Change is needed for StL, especially in the leadership. And I love the city, but if our "chief asset and most reliable tool for economic development is our historic architecture" we're up sh*t creek.
Let's think about that. When did the city start to see its renaissance? Could it have been due to the 1999 State historic tax credit act? That seems to me when the rehab boom began and when all of the excitement over the city started to snowball.
It's because St. Louis's architecture and history is its most unique asset in the metropolitan region. We won't attract people to move to St. Louis with a bigger Best Buy or a Bottle District or a Ballpark Village with an ESPN Zone. We will attract people to the city because it will be some place that's like no other place. Right now, it's that, but in a negative sense. Economic development theories need retooling. The way for a mid-sized city that's already so far behind other redeveloping cities to improve is to innovate, not ape what other people have already done, and done unsuccessfully. In St. Louis's case, that's emulate suburbs to draw suburbanites back in the city.
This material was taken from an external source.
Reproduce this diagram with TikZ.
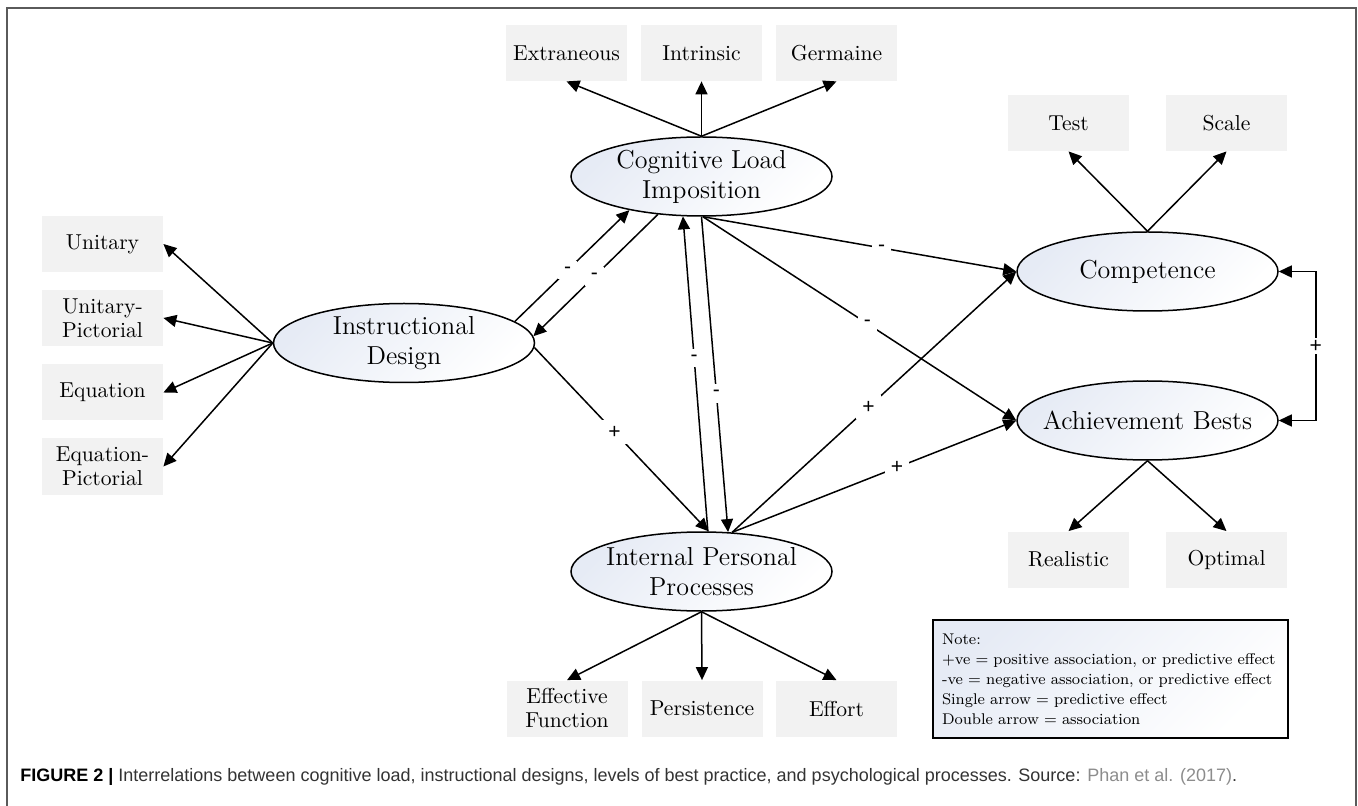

St. Louis should be trying to draw residents from across farther borders--both state and international borders, that is. What sense is there in trying to attract those back who clearly don't want a vibrant,
urban city?
That area of the Grove, like all parts of the city, is starving for some sort of development or rehabilitation. However, before they green light construction, the city, the alderman and the residents to make sure everything is tip-top.
We agree on this. And I respect that you want to improve the city as well. I just think it's the lazy response. Our city needs to innovate to survive at this point.